» Task brief:
Leave out all pictures and return, exactly as written, the lines from the line containing "Recreate this image as a Python script that uses seaborn" to the line containing "import seaborn as sns", both ends kept.

» Data supplied:

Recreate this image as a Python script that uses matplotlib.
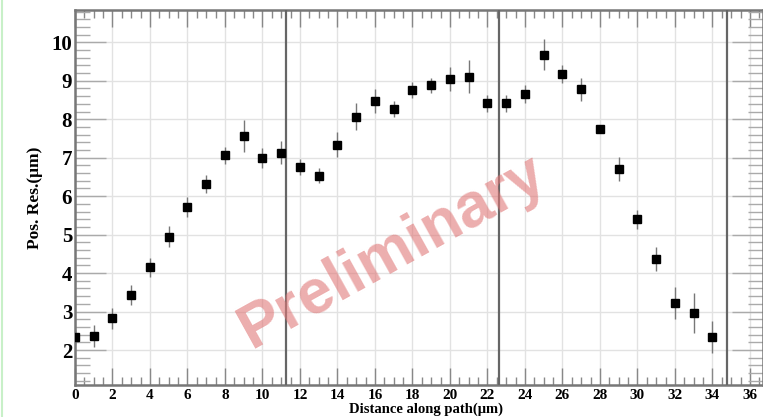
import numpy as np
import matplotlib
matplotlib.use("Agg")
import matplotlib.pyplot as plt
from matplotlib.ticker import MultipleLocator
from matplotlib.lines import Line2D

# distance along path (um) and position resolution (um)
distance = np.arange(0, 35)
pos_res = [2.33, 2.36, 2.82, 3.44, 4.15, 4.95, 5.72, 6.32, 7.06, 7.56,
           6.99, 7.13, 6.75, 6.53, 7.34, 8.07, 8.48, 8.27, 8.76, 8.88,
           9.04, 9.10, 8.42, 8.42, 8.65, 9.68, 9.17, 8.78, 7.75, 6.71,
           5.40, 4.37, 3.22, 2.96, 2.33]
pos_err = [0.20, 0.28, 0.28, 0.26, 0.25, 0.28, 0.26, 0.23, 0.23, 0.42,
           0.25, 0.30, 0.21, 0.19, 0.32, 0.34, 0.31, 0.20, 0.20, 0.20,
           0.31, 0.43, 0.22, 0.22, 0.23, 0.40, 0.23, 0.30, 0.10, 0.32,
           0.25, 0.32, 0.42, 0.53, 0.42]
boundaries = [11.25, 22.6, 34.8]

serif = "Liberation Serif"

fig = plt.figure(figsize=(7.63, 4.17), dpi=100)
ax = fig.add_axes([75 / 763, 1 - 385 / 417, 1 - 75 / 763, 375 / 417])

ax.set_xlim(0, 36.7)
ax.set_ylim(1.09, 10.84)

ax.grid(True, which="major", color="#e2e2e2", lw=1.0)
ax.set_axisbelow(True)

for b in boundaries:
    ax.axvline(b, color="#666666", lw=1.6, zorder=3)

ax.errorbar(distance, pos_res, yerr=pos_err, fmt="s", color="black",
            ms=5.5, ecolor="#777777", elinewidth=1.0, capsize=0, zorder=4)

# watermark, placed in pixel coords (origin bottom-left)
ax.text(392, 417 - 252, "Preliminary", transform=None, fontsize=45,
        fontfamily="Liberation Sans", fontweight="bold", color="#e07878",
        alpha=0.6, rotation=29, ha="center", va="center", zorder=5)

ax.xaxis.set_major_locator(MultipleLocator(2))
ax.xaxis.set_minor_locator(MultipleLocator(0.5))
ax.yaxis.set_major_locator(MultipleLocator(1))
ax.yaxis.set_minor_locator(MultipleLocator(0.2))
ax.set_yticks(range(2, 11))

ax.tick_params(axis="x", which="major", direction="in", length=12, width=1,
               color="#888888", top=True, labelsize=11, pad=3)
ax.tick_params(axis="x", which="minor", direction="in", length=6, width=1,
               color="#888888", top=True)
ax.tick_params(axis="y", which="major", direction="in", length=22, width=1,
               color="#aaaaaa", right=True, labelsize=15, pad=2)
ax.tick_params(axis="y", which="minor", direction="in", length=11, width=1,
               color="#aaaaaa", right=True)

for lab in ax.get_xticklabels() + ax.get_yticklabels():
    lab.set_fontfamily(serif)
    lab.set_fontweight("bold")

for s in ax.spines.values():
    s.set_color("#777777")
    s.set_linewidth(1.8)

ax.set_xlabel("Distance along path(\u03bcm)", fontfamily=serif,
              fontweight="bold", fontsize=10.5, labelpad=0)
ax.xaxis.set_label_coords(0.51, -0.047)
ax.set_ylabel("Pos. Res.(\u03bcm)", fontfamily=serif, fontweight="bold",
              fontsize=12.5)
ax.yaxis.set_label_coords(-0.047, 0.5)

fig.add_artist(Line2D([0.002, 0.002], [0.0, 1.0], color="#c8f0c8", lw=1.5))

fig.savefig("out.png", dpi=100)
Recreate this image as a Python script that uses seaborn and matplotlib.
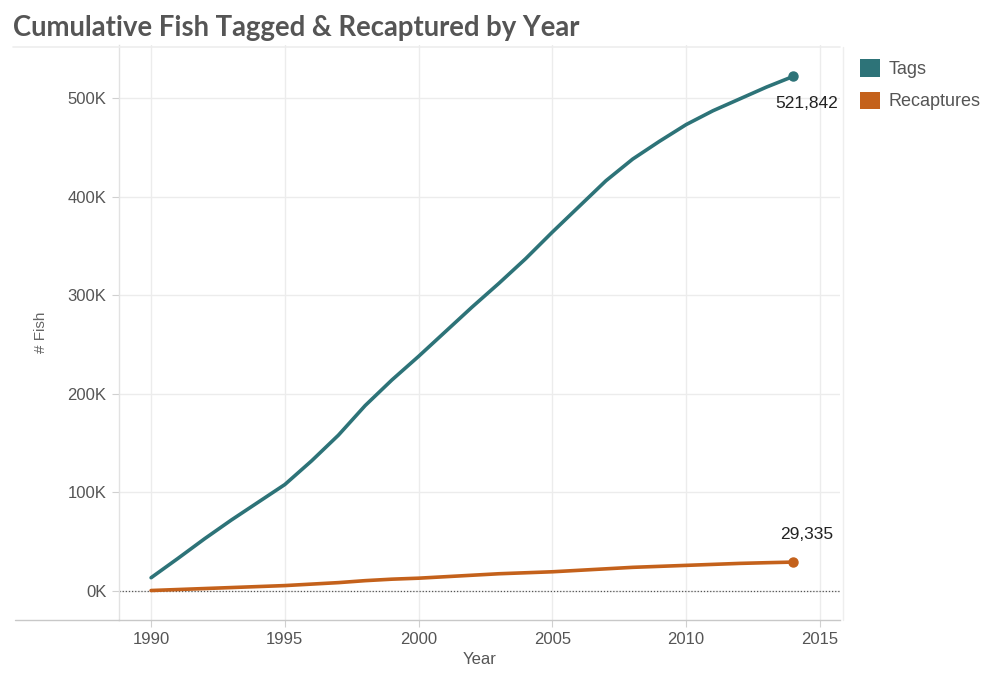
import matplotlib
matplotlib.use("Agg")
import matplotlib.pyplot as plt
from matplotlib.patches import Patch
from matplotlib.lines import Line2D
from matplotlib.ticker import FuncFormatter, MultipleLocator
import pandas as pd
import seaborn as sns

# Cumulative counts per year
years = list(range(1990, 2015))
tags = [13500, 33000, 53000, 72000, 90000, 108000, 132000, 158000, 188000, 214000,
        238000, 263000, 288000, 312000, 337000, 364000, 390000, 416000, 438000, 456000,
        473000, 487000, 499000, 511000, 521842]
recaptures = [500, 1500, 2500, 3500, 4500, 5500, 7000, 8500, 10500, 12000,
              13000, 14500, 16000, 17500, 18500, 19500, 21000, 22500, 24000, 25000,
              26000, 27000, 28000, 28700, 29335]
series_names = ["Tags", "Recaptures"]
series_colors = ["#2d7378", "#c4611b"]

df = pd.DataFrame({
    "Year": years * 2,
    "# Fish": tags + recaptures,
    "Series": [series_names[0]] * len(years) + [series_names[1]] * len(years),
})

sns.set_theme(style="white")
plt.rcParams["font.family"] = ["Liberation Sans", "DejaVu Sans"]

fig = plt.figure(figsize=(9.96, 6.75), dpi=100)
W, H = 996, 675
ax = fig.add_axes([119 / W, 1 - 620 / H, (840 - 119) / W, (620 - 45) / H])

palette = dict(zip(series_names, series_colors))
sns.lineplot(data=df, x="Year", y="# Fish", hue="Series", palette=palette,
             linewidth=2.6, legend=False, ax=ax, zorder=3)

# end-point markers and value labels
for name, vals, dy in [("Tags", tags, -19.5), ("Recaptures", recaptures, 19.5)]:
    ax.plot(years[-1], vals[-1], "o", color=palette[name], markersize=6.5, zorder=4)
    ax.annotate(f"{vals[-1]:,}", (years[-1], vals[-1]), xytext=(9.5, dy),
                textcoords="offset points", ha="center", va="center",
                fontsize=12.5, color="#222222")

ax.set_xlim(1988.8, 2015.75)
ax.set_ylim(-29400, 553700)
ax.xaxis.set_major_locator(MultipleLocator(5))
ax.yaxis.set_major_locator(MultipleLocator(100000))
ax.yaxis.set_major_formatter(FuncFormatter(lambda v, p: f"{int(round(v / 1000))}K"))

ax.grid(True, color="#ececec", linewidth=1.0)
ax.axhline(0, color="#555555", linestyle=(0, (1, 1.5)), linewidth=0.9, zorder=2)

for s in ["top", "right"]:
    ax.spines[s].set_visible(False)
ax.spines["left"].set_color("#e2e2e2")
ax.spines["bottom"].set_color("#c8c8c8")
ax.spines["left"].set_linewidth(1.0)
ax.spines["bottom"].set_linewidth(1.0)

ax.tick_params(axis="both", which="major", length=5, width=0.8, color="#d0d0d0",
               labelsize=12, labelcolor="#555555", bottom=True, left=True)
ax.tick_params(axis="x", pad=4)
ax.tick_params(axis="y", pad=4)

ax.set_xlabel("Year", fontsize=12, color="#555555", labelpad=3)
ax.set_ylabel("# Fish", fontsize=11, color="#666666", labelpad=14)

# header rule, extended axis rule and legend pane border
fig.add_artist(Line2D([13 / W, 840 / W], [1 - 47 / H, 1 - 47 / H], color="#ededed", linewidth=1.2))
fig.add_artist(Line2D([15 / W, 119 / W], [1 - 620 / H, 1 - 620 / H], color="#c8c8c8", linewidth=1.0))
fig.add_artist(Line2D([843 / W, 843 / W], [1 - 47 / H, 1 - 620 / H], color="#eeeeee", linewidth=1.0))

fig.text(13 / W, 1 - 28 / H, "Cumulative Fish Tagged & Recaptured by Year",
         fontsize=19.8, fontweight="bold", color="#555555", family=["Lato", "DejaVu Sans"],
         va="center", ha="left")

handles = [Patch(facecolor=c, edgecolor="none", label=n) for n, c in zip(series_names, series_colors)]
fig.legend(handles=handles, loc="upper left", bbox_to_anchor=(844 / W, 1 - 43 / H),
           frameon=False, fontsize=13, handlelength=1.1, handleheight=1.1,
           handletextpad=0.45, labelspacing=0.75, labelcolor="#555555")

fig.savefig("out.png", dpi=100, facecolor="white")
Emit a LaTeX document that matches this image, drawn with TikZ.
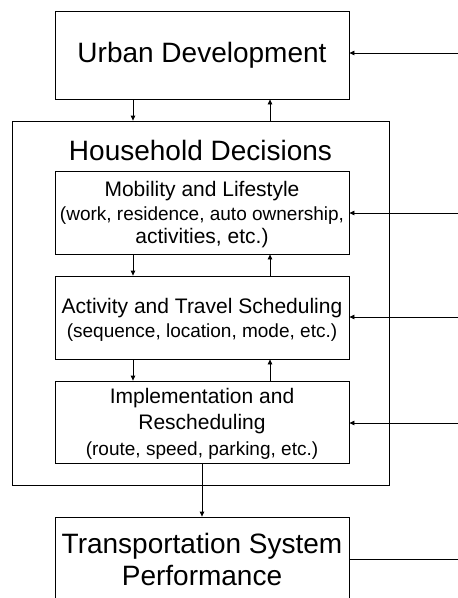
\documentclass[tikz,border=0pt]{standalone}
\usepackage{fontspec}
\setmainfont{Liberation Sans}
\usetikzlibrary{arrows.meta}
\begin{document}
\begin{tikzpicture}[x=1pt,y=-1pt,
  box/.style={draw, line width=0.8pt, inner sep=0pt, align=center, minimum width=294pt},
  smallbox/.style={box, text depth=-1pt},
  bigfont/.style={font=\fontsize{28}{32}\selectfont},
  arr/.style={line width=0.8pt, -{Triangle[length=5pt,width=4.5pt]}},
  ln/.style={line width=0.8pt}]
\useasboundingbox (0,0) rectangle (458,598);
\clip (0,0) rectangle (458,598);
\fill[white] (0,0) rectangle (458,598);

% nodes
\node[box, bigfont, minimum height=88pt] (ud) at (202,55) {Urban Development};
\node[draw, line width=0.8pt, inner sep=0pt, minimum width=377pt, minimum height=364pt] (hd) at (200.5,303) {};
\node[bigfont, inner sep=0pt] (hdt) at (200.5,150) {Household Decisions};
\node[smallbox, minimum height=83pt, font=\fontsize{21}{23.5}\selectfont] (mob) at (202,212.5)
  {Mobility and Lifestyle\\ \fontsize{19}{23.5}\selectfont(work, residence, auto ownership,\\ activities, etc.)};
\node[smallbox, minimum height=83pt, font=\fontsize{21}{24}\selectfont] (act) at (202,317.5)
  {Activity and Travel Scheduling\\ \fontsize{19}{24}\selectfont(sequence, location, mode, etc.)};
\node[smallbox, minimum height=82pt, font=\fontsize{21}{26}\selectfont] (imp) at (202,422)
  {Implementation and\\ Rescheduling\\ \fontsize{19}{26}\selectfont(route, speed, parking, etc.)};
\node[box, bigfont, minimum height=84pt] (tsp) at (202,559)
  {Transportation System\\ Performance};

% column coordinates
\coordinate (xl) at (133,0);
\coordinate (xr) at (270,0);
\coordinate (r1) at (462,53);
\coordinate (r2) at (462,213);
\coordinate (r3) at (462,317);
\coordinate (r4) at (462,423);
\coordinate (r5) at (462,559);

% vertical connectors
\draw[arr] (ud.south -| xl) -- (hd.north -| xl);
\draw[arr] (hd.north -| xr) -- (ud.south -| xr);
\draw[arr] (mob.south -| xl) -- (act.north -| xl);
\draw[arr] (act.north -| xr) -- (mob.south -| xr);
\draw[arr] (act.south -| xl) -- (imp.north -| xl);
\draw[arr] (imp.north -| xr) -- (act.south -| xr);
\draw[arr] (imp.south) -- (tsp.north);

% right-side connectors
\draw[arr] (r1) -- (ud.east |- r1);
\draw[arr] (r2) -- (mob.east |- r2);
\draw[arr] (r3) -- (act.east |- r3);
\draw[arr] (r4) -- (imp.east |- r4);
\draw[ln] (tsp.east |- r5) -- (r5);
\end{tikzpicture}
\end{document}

» Worked answer:
Recreate this image as a Python script that uses seaborn and matplotlib.
import matplotlib
matplotlib.use("Agg")
import matplotlib.pyplot as plt
from matplotlib.patches import Patch
from matplotlib.lines import Line2D
from matplotlib.ticker import FuncFormatter, MultipleLocator
import pandas as pd
import seaborn as sns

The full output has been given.